設備層是實現了文件系統與Flash之間的橋梁,其基於MTD原始層提供了兩種上層訪問Flash的方式:MTD的字符設備和塊設備,字符設備通過向內核注冊字符設備的file_operations結構實現了對MTD設備的讀寫和控制,提供了對閃存的原始字符訪問,關聯的設備是/dev/mtd*,而MTD塊設備則是定義了一個描述MTD塊設備mtdblock_tr的結構,關聯的設備是/dev/mtdblock*,下面主要看看其實現的原理。
1. MTD字符設備
對於MTD的字符設備,主要集中在driver/mtd/mtdchar.c文件中,其流程相對比較簡單,主要是向內核注冊了一個字符設備(主設備號為90)並提供有其操作集file_operations,其代碼為
int __init init_mtdchar(void) { int ret; ret = __register_chrdev(MTD_CHAR_MAJOR, 0, 1 << MINORBITS, "mtd", &mtd_fops); if (ret < 0) { pr_err("Can't allocate major number %d for MTD\n", MTD_CHAR_MAJOR); return ret; } return ret; }
只是簡單的一句話__register_chrdev,標標准准的字符設備的接口,這個只是在/dev下面創建了mtd*這個文件,並且提供了mtd_fops,當系統將Flash設備當作字符設備,訪問/dev/mtd*(設備是系統實現mtd分區所對應的字符設備)時,會調用到操作集的對應的操作函數集中對應的函數來實現把數據讀入/讀出Flash。

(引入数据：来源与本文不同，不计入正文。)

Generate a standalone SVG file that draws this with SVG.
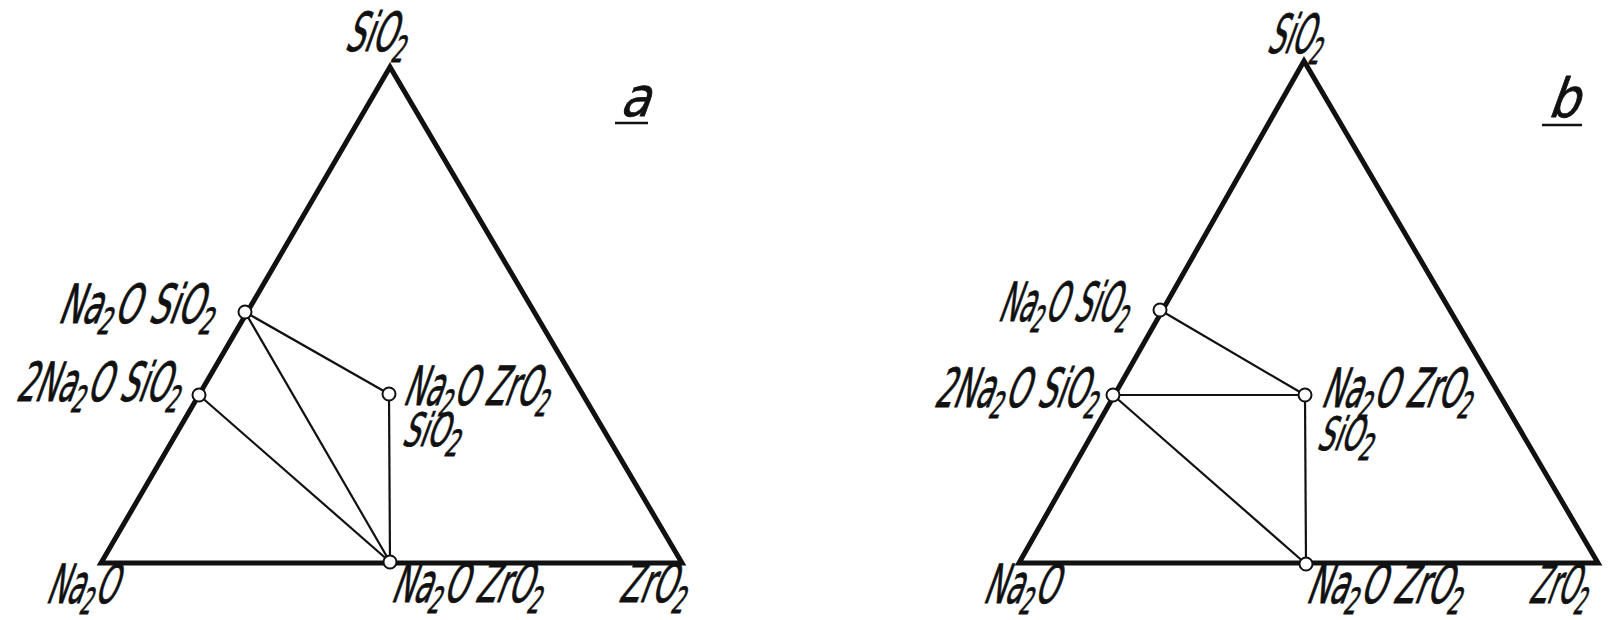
<svg xmlns="http://www.w3.org/2000/svg" width="1612" height="620" viewBox="0 0 1612 620">
<style>
.bg{fill:#fff}
.tri{fill:none;stroke:#111;stroke-width:5;stroke-linejoin:miter}
.tie{stroke:#111;stroke-width:2.2;fill:none}
.pt{fill:#fff;stroke:#111;stroke-width:2}
.lbl{font-family:"DejaVu Sans Condensed","Liberation Sans Narrow","DejaVu Sans",sans-serif;font-size:54px;fill:#111;stroke:#111;stroke-width:0.8}
.sm{font-size:46px}
.sub{font-size:36px}
.ul{stroke:#111;stroke-width:2.5}
</style>
<rect class="bg" x="0" y="0" width="1612" height="620"/>

<!-- Diagram a -->
<g id="diagram-a">
  <g id="a-connectors">
    <polygon class="tri" points="101,563 390,67 682,563"/>
    <line class="tie" x1="245" y1="312" x2="389" y2="394"/>
    <line class="tie" x1="245" y1="312" x2="390" y2="562"/>
    <line class="tie" x1="199" y1="395" x2="390" y2="562"/>
    <line class="tie" x1="389" y1="394" x2="390" y2="562"/>
  </g>
  <g id="a-SiO2">
    <text class="lbl" transform="translate(344,51) skewX(-20)" textLength="62" lengthAdjust="spacingAndGlyphs">SiO<tspan class="sub" dy="11">2</tspan></text>
  </g>
  <g id="a-Na2O">
    <text class="lbl" transform="translate(45,603) skewX(-20)" textLength="70" lengthAdjust="spacingAndGlyphs">Na<tspan class="sub" dy="11">2</tspan><tspan dy="-11">O</tspan></text>
  </g>
  <g id="a-ZrO2">
    <text class="lbl" transform="translate(618,602) skewX(-20)" textLength="68" lengthAdjust="spacingAndGlyphs">ZrO<tspan class="sub" dy="11">2</tspan></text>
  </g>
  <g id="a-Na2OSiO2">
    <circle class="pt" cx="245" cy="312" r="6.5"/>
    <text class="lbl" transform="translate(57,323) skewX(-20)" textLength="157" lengthAdjust="spacingAndGlyphs">Na<tspan class="sub" dy="11">2</tspan><tspan dy="-11">O SiO</tspan><tspan class="sub" dy="11">2</tspan></text>
  </g>
  <g id="a-2Na2OSiO2">
    <circle class="pt" cx="199" cy="395" r="6.5"/>
    <text class="lbl" transform="translate(15,401) skewX(-20)" textLength="165" lengthAdjust="spacingAndGlyphs">2Na<tspan class="sub" dy="11">2</tspan><tspan dy="-11">O SiO</tspan><tspan class="sub" dy="11">2</tspan></text>
  </g>
  <g id="a-Na2OZrO2SiO2">
    <circle class="pt" cx="389" cy="394" r="6.5"/>
    <text class="lbl" transform="translate(402,405) skewX(-20)" textLength="147" lengthAdjust="spacingAndGlyphs">Na<tspan class="sub" dy="11">2</tspan><tspan dy="-11">O ZrO</tspan><tspan class="sub" dy="11">2</tspan></text>
    <text class="lbl sm" transform="translate(401,446) skewX(-20)" textLength="59" lengthAdjust="spacingAndGlyphs">SiO<tspan class="sub" dy="10">2</tspan></text>
  </g>
  <g id="a-Na2OZrO2">
    <circle class="pt" cx="390" cy="562" r="6.5"/>
    <text class="lbl" transform="translate(390,602) skewX(-20)" textLength="152" lengthAdjust="spacingAndGlyphs">Na<tspan class="sub" dy="11">2</tspan><tspan dy="-11">O ZrO</tspan><tspan class="sub" dy="11">2</tspan></text>
  </g>
  <g id="a-title">
    <text class="lbl" transform="translate(619,116) skewX(-20)">a</text>
    <line class="ul" x1="615" y1="123" x2="648" y2="123"/>
  </g>
</g>

<!-- Diagram b -->
<g id="diagram-b">
  <g id="b-connectors">
    <polygon class="tri" points="1019,563 1304,61 1598,563"/>
    <line class="tie" x1="1160" y1="310" x2="1305" y2="395"/>
    <line class="tie" x1="1113" y1="395" x2="1305" y2="395"/>
    <line class="tie" x1="1113" y1="395" x2="1306" y2="564"/>
    <line class="tie" x1="1305" y1="395" x2="1306" y2="564"/>
  </g>
  <g id="b-SiO2">
    <text class="lbl" transform="translate(1266,53) skewX(-20)" textLength="56" lengthAdjust="spacingAndGlyphs">SiO<tspan class="sub" dy="11">2</tspan></text>
  </g>
  <g id="b-Na2O">
    <text class="lbl" transform="translate(982,603) skewX(-20)" textLength="74" lengthAdjust="spacingAndGlyphs">Na<tspan class="sub" dy="11">2</tspan><tspan dy="-11">O</tspan></text>
  </g>
  <g id="b-ZrO2">
    <text class="lbl" transform="translate(1528,603) skewX(-20) scale(0.62,1)" textLength="95" lengthAdjust="spacingAndGlyphs">ZrO<tspan class="sub" dy="11">2</tspan></text>
  </g>
  <g id="b-Na2OSiO2">
    <circle class="pt" cx="1160" cy="310" r="6.5"/>
    <text class="lbl" transform="translate(997,321) skewX(-20)" textLength="131" lengthAdjust="spacingAndGlyphs">Na<tspan class="sub" dy="11">2</tspan><tspan dy="-11">O SiO</tspan><tspan class="sub" dy="11">2</tspan></text>
  </g>
  <g id="b-2Na2OSiO2">
    <circle class="pt" cx="1113" cy="395" r="6.5"/>
    <text class="lbl" transform="translate(933,407) skewX(-20)" textLength="165" lengthAdjust="spacingAndGlyphs">2Na<tspan class="sub" dy="11">2</tspan><tspan dy="-11">O SiO</tspan><tspan class="sub" dy="11">2</tspan></text>
  </g>
  <g id="b-Na2OZrO2SiO2">
    <circle class="pt" cx="1305" cy="395" r="6.5"/>
    <text class="lbl" transform="translate(1320,407) skewX(-20)" textLength="152" lengthAdjust="spacingAndGlyphs">Na<tspan class="sub" dy="11">2</tspan><tspan dy="-11">O ZrO</tspan><tspan class="sub" dy="11">2</tspan></text>
    <text class="lbl sm" transform="translate(1316,450) skewX(-20)" textLength="57" lengthAdjust="spacingAndGlyphs">SiO<tspan class="sub" dy="10">2</tspan></text>
  </g>
  <g id="b-Na2OZrO2">
    <circle class="pt" cx="1306" cy="564" r="6.5"/>
    <text class="lbl" transform="translate(1305,603) skewX(-20)" textLength="157" lengthAdjust="spacingAndGlyphs">Na<tspan class="sub" dy="11">2</tspan><tspan dy="-11">O ZrO</tspan><tspan class="sub" dy="11">2</tspan></text>
  </g>
  <g id="b-title">
    <text class="lbl" transform="translate(1547,117) skewX(-20)">b</text>
    <line class="ul" x1="1542" y1="125" x2="1582" y2="125"/>
  </g>
</g>
</svg>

1 static const struct file_operations mtd_fops = { 2 .owner = THIS_MODULE, 3 .llseek = mtdchar_lseek, 4 .read = mtdchar_read, 5 .write = mtdchar_write, 6 .unlocked_ioctl = mtdchar_unlocked_ioctl, 7 #ifdef CONFIG_COMPAT 8 .compat_ioctl = mtdchar_compat_ioctl, 9 #endif 10 .open = mtdchar_open, 11 .release = mtdchar_close, 12 .mmap = mtdchar_mmap, 13 #ifndef CONFIG_MMU 14 .get_unmapped_area = mtdchar_get_unmapped_area, 15 .mmap_capabilities = mtdchar_mmap_capabilities, 16 #endif 17 }
其實就是實現了字符設備接口,用戶可以直接read/write系統調用可以實現對flash的操作,那么看看一個read的過程,其實從下面的流程來看,最后會根據此時Flash支持的類型來調用mtd原始層mtd_info對應的相關接口。
其實在對Flash的操作之前,需要擦除才能寫,那么就需要有其他的命令,如擦除,獲取Flash信息,寫ecc等接口,這些接口可以通過ioctl來實現,其結果也是會用到mtd_info這個結構。
2. MTD塊設備層
mtd塊設備代碼文件是Mtd_blkdevs.c,其的功能是為mtd塊設備讀寫提供緩沖操作對於塊設備層,而還有mtdblock_ro.c,它定義的是mtd塊設備緩沖的只讀操作。首先看看是塊設備層是如何注冊一個MTD的塊設備
static int __init init_mtdblock(void) { return register_mtd_blktrans(&mtdblock_tr); }
其僅僅調用了register_mtd_blktrans,同樣也提供了塊設備的操作函數集mtdblock_tr,那么重點函數出現了,register_mtd_blktrans主要是干了些什么事呢?怎么完成塊設備的訪問呢?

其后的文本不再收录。